Some considered the wasteway an urban creek during the 2000s, said Seth Defoe, KID’s planning manager. There was an interest expressed in having the irrigation district add fish passage where the wasteway goes through the country club to open up the west fork to salmon and trout.
But while there was plenty of anecdotal information, there hadn’t been a scientific study that really examined what sort of habitat the wasteway offered to juvenile salmon and trout, Defoe said.
After an initial study, the Department of Fish and Wildlife suggested a closer look that the west fork because it seemed to have cooler water temperatures than the main stem of the wasteway, Defoe said. The most recent study, which was funded by the Yakima Basin Joint Board, focused on that.
The west branch of the wasteway, which also has been called Amon Creek and East Badger Drain, drains irrigation spill and return flows from east Badger Canyon, travels through the preserve, and joins with the main, east branch of the wasteway inside the country club then returns to the Yakima River.
Water temperatures in the west fork are too warm to support salmon and trout, which are cold water fish, Courter said.
And the west fork mostly has fine sediment, which is poor habitat, he said. Juvenile salmon and trout prefer to have gravels and cobbles because that provides places for aquatic insects to breed.
“If you have no cobbles and boulders, the fish have nowhere to hide,” Courter said.
The west fork also lacks riffle habitat, which is an area with higher velocity water where aquatic insects are kicked up and suspended in water, Courter said.

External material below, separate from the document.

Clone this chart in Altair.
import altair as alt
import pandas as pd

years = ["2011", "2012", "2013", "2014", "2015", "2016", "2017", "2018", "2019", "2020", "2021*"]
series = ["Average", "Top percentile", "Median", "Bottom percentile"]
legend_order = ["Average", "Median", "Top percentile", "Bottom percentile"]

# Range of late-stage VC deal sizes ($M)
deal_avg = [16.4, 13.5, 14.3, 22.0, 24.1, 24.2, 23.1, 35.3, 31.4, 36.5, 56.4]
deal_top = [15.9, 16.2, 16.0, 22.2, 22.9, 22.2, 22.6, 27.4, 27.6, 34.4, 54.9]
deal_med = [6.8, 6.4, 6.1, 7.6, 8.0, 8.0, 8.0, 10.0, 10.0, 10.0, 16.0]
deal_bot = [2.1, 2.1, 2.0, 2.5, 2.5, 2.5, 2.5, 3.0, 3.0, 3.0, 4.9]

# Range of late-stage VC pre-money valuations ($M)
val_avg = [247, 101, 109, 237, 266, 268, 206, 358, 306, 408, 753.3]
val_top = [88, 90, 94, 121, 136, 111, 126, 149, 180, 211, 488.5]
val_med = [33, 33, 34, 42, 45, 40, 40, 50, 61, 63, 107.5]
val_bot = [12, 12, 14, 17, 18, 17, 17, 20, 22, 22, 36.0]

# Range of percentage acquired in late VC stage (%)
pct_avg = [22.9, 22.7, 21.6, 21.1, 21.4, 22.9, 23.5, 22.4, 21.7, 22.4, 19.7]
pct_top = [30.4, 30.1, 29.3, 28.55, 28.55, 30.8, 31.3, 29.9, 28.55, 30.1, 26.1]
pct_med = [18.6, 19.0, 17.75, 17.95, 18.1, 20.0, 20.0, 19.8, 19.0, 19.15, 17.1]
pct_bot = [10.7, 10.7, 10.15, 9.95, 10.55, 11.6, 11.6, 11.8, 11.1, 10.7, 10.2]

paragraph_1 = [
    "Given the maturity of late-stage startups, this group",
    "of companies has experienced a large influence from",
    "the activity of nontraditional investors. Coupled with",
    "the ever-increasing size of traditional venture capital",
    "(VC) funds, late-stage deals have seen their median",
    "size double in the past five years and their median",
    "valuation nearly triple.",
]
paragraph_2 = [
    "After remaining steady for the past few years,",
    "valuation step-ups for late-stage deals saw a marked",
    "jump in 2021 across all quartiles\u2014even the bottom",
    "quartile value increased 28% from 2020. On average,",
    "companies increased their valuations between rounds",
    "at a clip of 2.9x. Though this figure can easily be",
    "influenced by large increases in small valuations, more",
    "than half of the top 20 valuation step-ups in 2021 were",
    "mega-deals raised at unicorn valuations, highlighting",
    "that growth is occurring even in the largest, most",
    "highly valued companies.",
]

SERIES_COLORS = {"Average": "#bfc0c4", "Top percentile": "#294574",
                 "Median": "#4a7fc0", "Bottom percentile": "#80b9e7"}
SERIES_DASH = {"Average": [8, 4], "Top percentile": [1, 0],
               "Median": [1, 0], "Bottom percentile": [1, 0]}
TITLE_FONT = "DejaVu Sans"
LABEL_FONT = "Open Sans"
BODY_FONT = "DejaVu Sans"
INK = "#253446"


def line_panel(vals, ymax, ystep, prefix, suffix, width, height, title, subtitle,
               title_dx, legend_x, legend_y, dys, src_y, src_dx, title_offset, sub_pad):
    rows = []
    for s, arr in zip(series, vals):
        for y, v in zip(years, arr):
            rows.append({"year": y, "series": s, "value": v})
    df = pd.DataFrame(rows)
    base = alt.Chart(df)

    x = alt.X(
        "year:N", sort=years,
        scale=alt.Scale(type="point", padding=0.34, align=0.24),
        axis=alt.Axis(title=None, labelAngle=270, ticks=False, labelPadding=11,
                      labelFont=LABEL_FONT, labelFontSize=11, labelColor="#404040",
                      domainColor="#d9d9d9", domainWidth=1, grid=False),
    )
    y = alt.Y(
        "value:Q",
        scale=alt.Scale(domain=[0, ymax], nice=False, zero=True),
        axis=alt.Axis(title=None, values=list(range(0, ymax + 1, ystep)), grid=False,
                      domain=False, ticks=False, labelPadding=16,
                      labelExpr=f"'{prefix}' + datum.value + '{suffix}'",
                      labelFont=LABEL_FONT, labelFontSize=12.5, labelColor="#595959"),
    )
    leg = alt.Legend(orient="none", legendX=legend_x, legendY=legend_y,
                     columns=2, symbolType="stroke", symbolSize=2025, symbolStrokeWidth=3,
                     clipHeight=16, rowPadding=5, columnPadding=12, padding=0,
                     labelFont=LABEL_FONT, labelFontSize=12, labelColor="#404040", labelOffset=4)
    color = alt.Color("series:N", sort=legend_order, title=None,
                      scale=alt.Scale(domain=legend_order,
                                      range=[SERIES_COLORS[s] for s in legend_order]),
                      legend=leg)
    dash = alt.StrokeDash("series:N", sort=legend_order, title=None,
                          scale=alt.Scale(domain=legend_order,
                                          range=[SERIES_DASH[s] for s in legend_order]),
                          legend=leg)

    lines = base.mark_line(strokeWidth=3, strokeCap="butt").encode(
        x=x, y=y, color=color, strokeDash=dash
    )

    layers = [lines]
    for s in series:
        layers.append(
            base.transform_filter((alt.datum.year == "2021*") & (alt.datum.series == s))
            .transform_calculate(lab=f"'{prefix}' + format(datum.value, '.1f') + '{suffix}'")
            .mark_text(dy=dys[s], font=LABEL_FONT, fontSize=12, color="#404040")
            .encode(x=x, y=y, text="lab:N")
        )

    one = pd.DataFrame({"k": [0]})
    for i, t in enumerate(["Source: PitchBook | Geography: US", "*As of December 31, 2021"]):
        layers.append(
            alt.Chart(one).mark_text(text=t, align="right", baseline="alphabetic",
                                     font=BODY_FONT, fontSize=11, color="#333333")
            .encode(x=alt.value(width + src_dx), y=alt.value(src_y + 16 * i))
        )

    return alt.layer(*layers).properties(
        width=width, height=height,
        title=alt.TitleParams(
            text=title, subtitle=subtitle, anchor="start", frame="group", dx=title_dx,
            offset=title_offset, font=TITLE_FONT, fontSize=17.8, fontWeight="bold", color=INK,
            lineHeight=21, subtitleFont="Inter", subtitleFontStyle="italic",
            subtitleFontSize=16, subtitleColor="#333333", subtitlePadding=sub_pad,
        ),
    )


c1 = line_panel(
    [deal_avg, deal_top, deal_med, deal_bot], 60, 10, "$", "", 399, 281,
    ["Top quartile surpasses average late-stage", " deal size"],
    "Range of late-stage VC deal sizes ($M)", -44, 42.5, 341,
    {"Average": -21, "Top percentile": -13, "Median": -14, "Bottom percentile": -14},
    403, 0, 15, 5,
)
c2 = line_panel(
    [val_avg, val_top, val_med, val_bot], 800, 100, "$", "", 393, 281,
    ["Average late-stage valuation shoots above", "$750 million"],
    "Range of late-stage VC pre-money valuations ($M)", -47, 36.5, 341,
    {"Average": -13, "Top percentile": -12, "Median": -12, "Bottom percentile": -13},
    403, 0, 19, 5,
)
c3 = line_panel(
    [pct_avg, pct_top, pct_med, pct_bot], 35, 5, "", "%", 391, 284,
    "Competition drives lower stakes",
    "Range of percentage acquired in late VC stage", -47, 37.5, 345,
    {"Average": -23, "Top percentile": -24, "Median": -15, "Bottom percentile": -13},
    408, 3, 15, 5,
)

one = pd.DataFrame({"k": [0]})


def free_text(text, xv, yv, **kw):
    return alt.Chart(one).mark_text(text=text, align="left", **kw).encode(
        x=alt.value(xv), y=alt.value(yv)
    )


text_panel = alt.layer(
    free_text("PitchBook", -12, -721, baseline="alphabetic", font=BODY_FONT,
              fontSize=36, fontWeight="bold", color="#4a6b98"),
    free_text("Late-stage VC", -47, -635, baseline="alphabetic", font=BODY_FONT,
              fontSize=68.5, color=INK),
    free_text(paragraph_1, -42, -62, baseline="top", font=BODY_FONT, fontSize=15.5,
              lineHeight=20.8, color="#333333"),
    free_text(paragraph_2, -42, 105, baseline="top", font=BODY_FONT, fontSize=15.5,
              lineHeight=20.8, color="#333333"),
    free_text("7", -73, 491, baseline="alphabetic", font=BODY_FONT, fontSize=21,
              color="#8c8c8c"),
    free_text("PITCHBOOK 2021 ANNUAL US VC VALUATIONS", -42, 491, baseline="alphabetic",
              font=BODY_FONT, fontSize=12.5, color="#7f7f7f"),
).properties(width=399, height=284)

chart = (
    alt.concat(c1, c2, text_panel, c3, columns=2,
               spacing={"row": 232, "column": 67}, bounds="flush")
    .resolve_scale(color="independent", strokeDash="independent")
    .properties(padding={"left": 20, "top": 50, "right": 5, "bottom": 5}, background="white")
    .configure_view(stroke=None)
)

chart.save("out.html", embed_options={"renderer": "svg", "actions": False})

That’s how juvenile salmon and trout find the bugs to eat.
Researchers found only a few trout or salmon around the golf course and none in the rest of the west fork of the wasteway, he said. That made sense based on the habitat conditions.
Some cooler temperatures were seen in the upper part of the west fork where irrigation water seeps into ponds, Child said. There is a population of mosquito fish in that area, but those fish were introduced by the Benton County Mosquito Control District.
Now when KID needs to make decisions about how to manage the wasteway, there will be scientific data available to inform those decisions, Defoe said.
The amount of water in the wasteway is going to decline as the irrigation district continues conservation projects. And KID officials may consider options of how to capture and reuse the irrigation seepage and spill water, since it has a right to the water.